What of the fact that government committed itself to fixed-date elections, through amendments to the Canada Elections Act enacted just last year, with the next election scheduled by law to occur Oct. 19, 2009?
The legislation did include a "saving provision," stating that the requirement to hold an election in October, 2009, did not affect the power of the governor-general to dissolve the House earlier.
But Justice Minister Rob Nicholson, who testified before the Senate Committee examining the bill on Dec. 6, 2006, explained that this "saving provision" was inserted in order to deal with a situation where the government had lost the confidence of the House, making an early election necessary. Mr. Nicholson went so far as to suggest that if the prime minister were to seek a dissolution before the date fixed for the next election, the governor-general would be entitled to satisfy herself that the prime minister had, in fact, lost the confidence of the House before granting the request.
While this would seem to have been the underlying purpose of the provision preserving the discretion of the Governor-General to dissolve Parliament before October, 2009, the terms of the legislation make no mention of this specific purpose. Instead, the legislation states simply that the fixed election date requirement does not affect the "powers of the Governor-General, including the power to dissolve Parliament at the Governor-General's discretion."
In fact, had the legislation attempted to impose legal limits on the power of the governor-general to dissolve Parliament, it would have been unconstitutional. The amending formula enacted in 1982 requires that changes to the powers of the governor-general can only be made through a constitutional amendment supported by the federal Houses of Parliament and the legislatures of all the provinces.

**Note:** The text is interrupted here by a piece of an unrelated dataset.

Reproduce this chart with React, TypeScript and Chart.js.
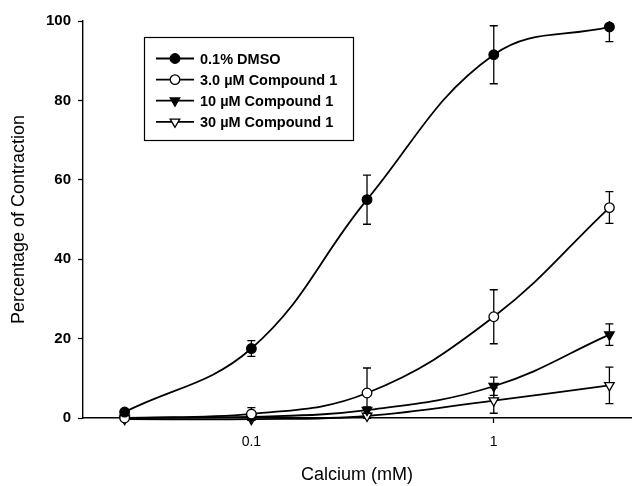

Nor does the legislation impose any limits on the discretion of the prime minister to advise the governor-general to dissolve Parliament. Any such limitation would have been unconstitutional in any event, as an attempt to indirectly limit the powers of the governor-general, without a constitutional amendment.
In short, the Governor-General (and thus, indirectly, the Prime Minister) retains full legal authority to dissolve Parliament and trigger an election at any time, regardless of whether the government has lost the confidence of the House of Commons. If the Prime Minister does seek an election this week, it may well be inconsistent with the political objectives underlying the fixed-election-date legislation, but not the actual requirements of the law as enacted.
Accordingly, whether Canada is to have an election this fall is a political, not a legal question. Moreover, given the suggestions by Stephane Dion and other prominent members of the Liberal Party over the summer that Canadians have "more and more appetite for an election" and that the Opposition may well defeat the government this fall anyway, it seems unlikely that the calling of the election will prove to be a significant issue in the campaign.
One is reminded of the circumstances that led to the election of March, 1958, when the Opposition leader, Lester Pearson, demanded that the minority government of John Diefenbaker resign. Mr. Diefenbaker responded by immediately calling for a general election. Mr. Pearson's resignation demand made it impossible for him to criticize the timing of the election, although it took place less than a year after the election of June, 1957.
Similarly, with the Leader of the Opposition having suggested in late July that Canadians' appetite for an election is growing, the federal campaign of 2008 will likely turn on issues other than the timing of the election itself.
Patrick Monahan is dean of the Osgoode Hall Law School of York University.